This is a vulnerable post. I picked up Brene Brown’s new book, Atlas of the Heart, and in chapter 9, page 152 the “Places we go when we search for connection; Belonging and Fitting in, Connection and disconnection, Insecurity, Invisibility, and Loneliness.”
I will share the points that pierced my heart. Why would I do this you ask? Because I know I am not alone in hurting.
I’m not alone holding onto unhealed trauma as I continue to move forward.
And I’m not alone in seeking positive connections while healing.

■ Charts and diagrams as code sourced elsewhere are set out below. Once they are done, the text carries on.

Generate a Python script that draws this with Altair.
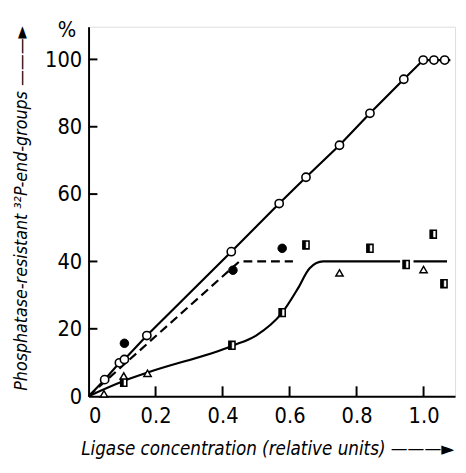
import altair as alt
import pandas as pd

# ---- data ----
open_x = [0.048, 0.092, 0.107, 0.174, 0.426, 0.569, 0.649, 0.749, 0.840, 0.941, 0.999, 1.031, 1.063]
open_y = [4.9, 9.9, 10.9, 18.0, 42.9, 57.2, 65.0, 74.5, 84.0, 94.1, 99.8, 99.8, 99.8]
open_line_x = [0.0, 0.048, 0.092, 0.107, 0.174, 0.426, 0.569, 0.649, 0.749, 0.840, 0.941, 0.999, 1.08]
open_line_y = [0.0, 4.9, 9.9, 10.9, 18.0, 42.9, 57.2, 65.0, 74.5, 84.0, 94.1, 99.8, 99.8]

filled_x = [0.107, 0.431, 0.578]
filled_y = [15.7, 37.4, 43.9]
dash_x = [0.0, 0.45, 0.61]
dash_y = [0.0, 40.0, 40.0]

square_x = [0.105, 0.428, 0.578, 0.649, 0.840, 0.948, 1.029, 1.061]
square_y = [4.1, 15.1, 24.8, 44.9, 43.9, 39.1, 48.1, 33.4]
tri_x = [0.046, 0.105, 0.176, 0.749, 1.000]
tri_y = [0.7, 6.0, 6.8, 36.6, 37.6]

curve_x = [0.0, 0.105, 0.176, 0.43, 0.50, 0.578, 0.625, 0.66, 0.70, 0.93]
curve_y = [0.0, 4.5, 7.0, 15.0, 18.0, 24.8, 32.0, 38.0, 40.0, 40.0]
curve2_x = [0.97, 1.07]
curve2_y = [40.0, 40.0]

x_ticks = [0.2, 0.4, 0.6, 0.8, 1.0]
y_ticks = [20, 40, 60, 80, 100]

X_DOMAIN = [0, 1.094]
Y_DOMAIN = [0, 109.7]
W, H = 373, 376
FONT = "Liberation Sans Narrow, DejaVu Sans Condensed, Liberation Sans, sans-serif"

xs = alt.Scale(domain=X_DOMAIN, nice=False, zero=False)
ys = alt.Scale(domain=Y_DOMAIN, nice=False, zero=False)

x_axis = alt.Axis(
    values=[0, 0.2, 0.4, 0.6, 0.8, 1.0],
    labelExpr="datum.value == 0 ? '0' : format(datum.value, '.1f')",
    grid=False, ticks=False, labelPadding=10, labelFontSize=22, labelFont=FONT,
    labelColor="black", domainColor="black", domainWidth=2,
    title="Ligase concentration (relative units)  ———►",
    titleFont=FONT, titleFontSize=19, titleFontStyle="italic", titleFontWeight="normal",
    titleColor="black", titleAlign="left", titleAnchor="start",
    titleX=-8, titleY=59, titleBaseline="alphabetic",
)
y_axis = alt.Axis(
    values=[0, 20, 40, 60, 80, 100],
    grid=False, ticks=False, labelPadding=7, labelFontSize=22, labelFont=FONT,
    labelColor="black", domainColor="black", domainWidth=2,
    title="Phosphatase-resistant ³²P-end-groups  ———►",
    titleFont=FONT, titleFontSize=18, titleFontStyle="italic", titleFontWeight="normal",
    titleColor="black", titleAngle=270, titleAlign="left", titleAnchor="start",
    titleX=-63, titleY=370, titleBaseline="alphabetic",
)

df_open = pd.DataFrame({"x": open_x, "y": open_y})
df_open_line = pd.DataFrame({"x": open_line_x, "y": open_line_y})
df_filled = pd.DataFrame({"x": filled_x, "y": filled_y})
df_dash = pd.DataFrame({"x": dash_x, "y": dash_y})
df_sq = pd.DataFrame({"x": square_x, "y": square_y})
df_tri = pd.DataFrame({"x": tri_x, "y": tri_y})
df_curve = pd.DataFrame({
    "x": curve_x + curve2_x,
    "y": curve_y + curve2_y,
    "seg": ["a"] * len(curve_x) + ["b"] * len(curve2_x),
})
df_xt = pd.DataFrame({"v": x_ticks})
df_yt = pd.DataFrame({"v": y_ticks})

X = alt.X("x:Q", scale=xs, axis=x_axis)
Y = alt.Y("y:Q", scale=ys, axis=y_axis)

open_line = alt.Chart(df_open_line).mark_line(color="black", strokeWidth=2.2).encode(x=X, y=Y)
dash_line = alt.Chart(df_dash).mark_line(color="black", strokeWidth=2.2, strokeDash=[9, 5]).encode(x=X, y=Y)
curve = alt.Chart(df_curve).mark_line(color="black", strokeWidth=2.2, interpolate="monotone").encode(
    x=X, y=Y, detail="seg:N")

open_pts = alt.Chart(df_open).mark_point(
    shape="circle", size=70, filled=True, fill="white", stroke="black", strokeWidth=1.6, opacity=1
).encode(x=X, y=Y)
filled_pts = alt.Chart(df_filled).mark_point(
    shape="circle", size=75, filled=True, fill="black", stroke="black", strokeWidth=1, opacity=1
).encode(x=X, y=Y)
sq_pts = alt.Chart(df_sq).mark_point(
    shape="M-0.62,-0.8L0.62,-0.8L0.62,0.8L-0.62,0.8Z", size=100, filled=True, fill="white",
    stroke="black", strokeWidth=1.6, opacity=1
).encode(x=X, y=Y)
sq_half = alt.Chart(df_sq).mark_point(
    shape="M-0.62,-0.8L-0.05,-0.8L-0.05,0.8L-0.62,0.8Z", size=100, filled=True, fill="black",
    stroke="black", strokeWidth=0.5, opacity=1
).encode(x=X, y=Y)
tri_pts = alt.Chart(df_tri).mark_point(
    shape="triangle-up", size=55, filled=True, fill="white", stroke="black", strokeWidth=1.5, opacity=1
).encode(x=X, y=Y)

xticks = alt.Chart(df_xt).mark_rule(color="black", strokeWidth=2).encode(
    x=alt.X("v:Q", scale=xs), y=alt.value(H - 10), y2=alt.value(H))
yticks = alt.Chart(df_yt).mark_rule(color="black", strokeWidth=2).encode(
    y=alt.Y("v:Q", scale=ys), x=alt.value(0), x2=alt.value(9))

pct = alt.Chart(pd.DataFrame({"t": ["%"]})).mark_text(
    font=FONT, fontSize=22, color="black", align="center", baseline="middle"
).encode(text="t:N", x=alt.value(-22), y=alt.value(3))

chart = alt.layer(
    open_line, dash_line, curve, xticks, yticks,
    open_pts, filled_pts, sq_pts, sq_half, tri_pts, pct
).properties(
    width=W, height=H,
    autosize=alt.AutoSizeParams(type="none"),
    padding={"left": 82, "top": 15, "right": 3, "bottom": 66},
).configure_view(stroke="black", strokeWidth=1.5).configure(background="white")

chart.save("out.html", embed_options={"renderer": "svg", "actions": False})
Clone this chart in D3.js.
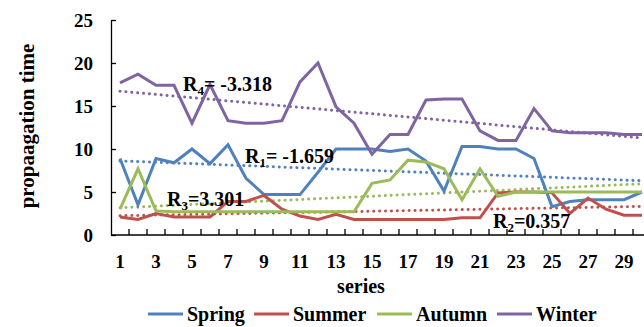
<!DOCTYPE html>
<html>
<head>
<meta charset="utf-8">
<script src="https://cdn.jsdelivr.net/npm/d3@7"></script>
<style>
  html, body { margin: 0; padding: 0; background: #fff; overflow: hidden; }
  svg { display: block; }
  text { font-family: "Liberation Serif", "Times New Roman", serif; font-weight: bold; fill: #000; }
</style>
</head>
<body>
<svg id="chart" width="644" height="327"></svg>
<script>
// Day index along the x axis
const categories = [1,2,3,4,5,6,7,8,9,10,11,12,13,14,15,16,17,18,19,20,21,22,23,24,25,26,27,28,29,30];
const xTickLabels = [1,3,5,7,9,11,13,15,17,19,21,23,25,27,29];
const yTicks = [0,5,10,15,20,25];

const seriesNames = ["Spring", "Summer", "Autumn", "Winter"];
const spring = [8.9,3.5,8.9,8.4,10.0,8.3,10.5,6.6,4.7,4.7,4.7,7.3,10.0,10.0,10.0,9.7,10.0,8.6,5.1,10.3,10.3,10.0,10.0,8.9,3.3,3.9,4.1,4.1,4.1,5.0];
const summer = [2.1,1.8,2.5,2.1,2.1,2.1,3.9,3.9,4.6,3.0,2.2,1.8,2.4,1.8,1.8,1.8,1.8,1.8,1.8,2.0,2.0,4.9,5.0,5.0,4.9,2.5,4.3,3.0,2.3,2.3];
const autumn = [3.0,7.7,2.8,2.7,2.7,2.7,2.7,2.7,2.7,2.7,2.7,2.7,2.7,2.7,6.0,6.4,8.7,8.5,7.7,4.1,7.7,4.5,5.0,5.0,5.0,5.0,5.0,5.0,5.0,5.0];
const winter = [17.7,18.7,17.4,17.4,13.0,17.5,13.3,13.0,13.0,13.3,17.8,20.0,14.9,13.0,9.4,11.7,11.7,15.7,15.8,15.8,12.1,11.0,11.0,14.7,12.1,11.9,11.9,11.9,11.7,11.7];
const seriesColors = ["#4F81BD", "#C0504D", "#9BBB59", "#8064A2"];

// Trend-line annotations (subscript index, stated value)
const rSubs = ["1", "2", "3", "4"];
const rValues = ["= -1.659", "=0.357", "=3.301", "= -3.318"];

const allSeries = [spring, summer, autumn, winter];

const svg = d3.select("#chart");
const margin = { left: 111, top: 20, bottom: 92 };
const band = 18;
const plotH = 327 - margin.top - margin.bottom; // 215

// one extra slot keeps the plot wider than the window, as the chart continues past it
const x = d3.scaleBand()
  .domain(categories.concat([categories.length + 1]))
  .range([margin.left, margin.left + band * (categories.length + 1)])
  .paddingInner(0).paddingOuter(0);
const xc = d => x(d) + x.bandwidth() / 2;
const y = d3.scaleLinear().domain([0, 25]).range([margin.top + plotH, margin.top]);

// Axes
const yAxis = d3.axisLeft(y).tickValues(yTicks).tickSizeInner(-5).tickSizeOuter(0).tickFormat(d3.format("d"));
const gy = svg.append("g").attr("transform", `translate(${margin.left},0)`).call(yAxis);
gy.select(".domain").attr("stroke", "#000").attr("stroke-width", 1.3);
gy.selectAll(".tick line").attr("stroke", "#000").attr("stroke-width", 1.3);
gy.selectAll(".tick text").attr("x", -18).attr("font-size", 19).attr("font-family", "Liberation Serif").attr("font-weight", "bold");

const xAxisY = y(0);
svg.append("line").attr("x1", margin.left).attr("x2", 700).attr("y1", xAxisY).attr("y2", xAxisY)
  .attr("stroke", "#000").attr("stroke-width", 1.3);
svg.append("g").selectAll("line").data(x.domain().slice(1)).join("line")
  .attr("x1", d => x(d)).attr("x2", d => x(d))
  .attr("y1", xAxisY).attr("y2", xAxisY - 6)
  .attr("stroke", "#000").attr("stroke-width", 1.3);
svg.append("g").selectAll("text").data(xTickLabels).join("text")
  .attr("x", d => xc(d)).attr("y", 268)
  .attr("text-anchor", "middle").attr("font-size", 19)
  .text(d => d);

// Axis titles
svg.append("text").attr("x", 361).attr("y", 293).attr("text-anchor", "middle").attr("font-size", 20).text("series");
svg.append("text").attr("transform", "translate(34,126) rotate(-90)").attr("text-anchor", "middle")
  .attr("font-size", 21).text("propaagation time");

// Least-squares trend for each series
function linFit(vals) {
  const mx = d3.mean(categories), my = d3.mean(vals);
  let sxy = 0, sxx = 0;
  vals.forEach((v, i) => { sxy += (categories[i] - mx) * (v - my); sxx += (categories[i] - mx) ** 2; });
  const b = sxy / sxx;
  return c => my + b * (c - mx);
}

const line = d3.line().x((d, i) => xc(categories[i])).y(d => y(d));
const plot = svg.append("g");

allSeries.forEach((vals, k) => {
  const f = linFit(vals);
  const c0 = categories[0], c1 = categories[categories.length - 1];
  plot.append("line")
    .attr("x1", xc(c0)).attr("y1", y(f(c0)))
    .attr("x2", xc(c1)).attr("y2", y(f(c1)))
    .attr("stroke", seriesColors[k]).attr("stroke-width", 3)
    .attr("stroke-linecap", "round").attr("stroke-dasharray", "0.1 5.8");
});
allSeries.forEach((vals, k) => {
  plot.append("path").datum(vals).attr("d", line)
    .attr("fill", "none").attr("stroke", seriesColors[k])
    .attr("stroke-width", 3).attr("stroke-linejoin", "miter");
});

// R annotations
const rPos = [[245, 163], [493, 228], [167, 206], [183, 91]];
rSubs.forEach((s, i) => {
  const t = svg.append("text").attr("x", rPos[i][0]).attr("y", rPos[i][1]).attr("font-size", 20);
  t.append("tspan").text("R");
  t.append("tspan").attr("font-size", 13).attr("dy", 4).text(s);
  t.append("tspan").attr("dy", -4).text(rValues[i]);
});

// Legend
const legendX = [148, 254, 377, 497];
const lg = svg.append("g");
seriesNames.forEach((name, k) => {
  lg.append("line").attr("x1", legendX[k]).attr("x2", legendX[k] + 35)
    .attr("y1", 314).attr("y2", 314)
    .attr("stroke", seriesColors[k]).attr("stroke-width", 3);
  lg.append("text").attr("x", legendX[k] + 39).attr("y", 321).attr("font-size", 20).text(name);
});
</script>
</body>
</html>
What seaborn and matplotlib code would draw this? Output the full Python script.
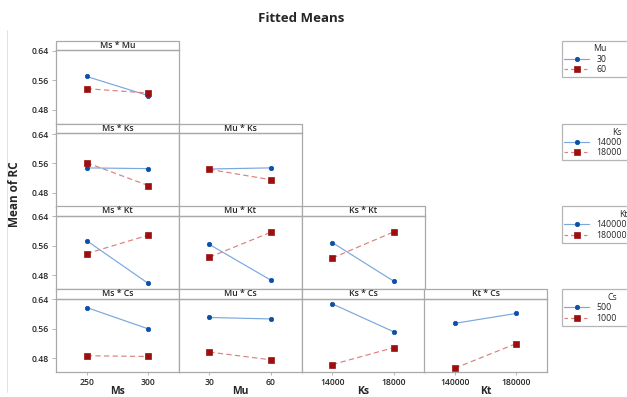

I know there are many out there that have lived their life wanting to belong, really belong. I feel it begins in the home, even as early as the womb (healing birth stories are amazing!) within our family dynamic. I remember in church singing the song, ‘Love at Home’ and hating it. Singing about bliss and no contention. WTH? Family meant contention, dismissal, and lonliness for me. That was what I was familiar with and it created how I defined love. I did everything in my growing-up years figuring out ways to belong. Be important. Be seen. Be valued and sadly, nothing comes to mind. Sure I got used to my family dynamics by turning inwards. I managed. I wasn’t in a bad situation just a disconnected one and that resulted in negative beliefs buried deep, I’m just getting to understand the consequences of them. Awareness is the first step in healing. Familiarity is not awareness!
Being raised by a narcissistic mother with bi-polar tendencies aka covert narcissism (a real thing, look it up) I learned lessons that have taken years to unlearn. Many years to find clarity and understanding! The visual above (I edited it for the sake of space and relevance to my post.) When I read this my heart hurt. Physically hurt
I’ll paraphrase this a little for myself. Maybe I’m paraphrasing this for you too. I hope you insert your words in place of mine for you to feel into this too.
Belonging – Jody being somewhere, at home, school, church, wherever I decide to go with the intent to feel that others wanted me there too. ‘True belonging doesn’t require us to change who we are; it requires us to BE who we are – p158’
Fitting in – me being somewhere where I want to be but no one cares one way or the other. Such as the grocery store, shopping, to the park.
How many of you seek to belong but have only found yourself fitting in? In chapter 9, Brene Brown relates to love and belonging as an ‘irreducible need for all people’ p154. Basically, central to our well-being. I can understand that so I kept reading.
After reading more I still felt numb. I read it, I get it, I understand it but it still didn’t penetrate my being, until I came to page 169.
Page 169 “Defining connection as the energy that exists between people when they feel SEEN, HEARD, and VALUED; when they can give and receive without judgment; and when they drive sustenance and strength from the relationship.” On that same page, she brought up the painful result of chronic disconnection.
WOW!
This is what pierced my heart! What hurt the most was not for me, it was for my children who were raised by a disconnected mother, me. I felt the pain for my grandchildren who are now growing up in a disconnected world too. Enough is enough!
I’ve read another book, In the Realm of Hungry Ghosts by Gabor Mate. A book on addiction and the core issue he found was a lack of connection in their lives. The connection I’m talking about is the universal truth of unity. I have been one-sided, looking to spiritually connect with my universal source, I call God. This is a great door to open but please be aware as it leads to beautiful healing but the human connection remains critical. That’s where Restored Soul comes in. Connection with like-minded women FEEDING our souls while healing. My divine nature is a manifester. My heart soars to bring others together for comfort, the comfort of connection. Not just spiritual connection but human connection. I have been so blessed to find connections with those also seeking to become their best self.
Living with a narcissistic mother – living with ANY narcissistic person, you are not seen, heard, OR valued ~ they are! I’ve also learned from Brene Brown’s book that shame is the underlying state to narcissism. I’ll let you get the book and learn more on that for yourself. You’re welcome
My chronic disconnection became my emotional filter. It’s what I knew. It’s what I understood but it was not what my soul was seeking. My life was spent hiding and protecting my emotional self from being rejected or ignored. The women you see who appear strong, self-confident, and altogether ~ are the women who crave connection but can’t find it. The other harsh thing I learned was my craving for connection actually manifested itself into perfectionism. A powerful lesson on page 172. Another ah-ha moment when I recognized my need for perfectionism was to BE good enough to be seen. Sadly, it didn’t do that because I appeared to be disconnected from others and they responded to that, seeing me as hardened. Perfectionism actually kept me disconnected.
To all those out there who are striving to stay on the ‘straight and narrow’ without allowing deviating, I’m sorry. The rigidity of life is not sustainable. God would rather you be happy, enjoying life, and at peace. You are the only one condemning yourself. God doesn’t condemn, he loves!
Restored Soul has created a space to be heard, seen, and valued without judgment. We all are Divine beings, and our events create a space that holds the light and love of acceptance for all to see themselves as beautiful beings and converge with others with the same spirit. True, pure, authentic connection.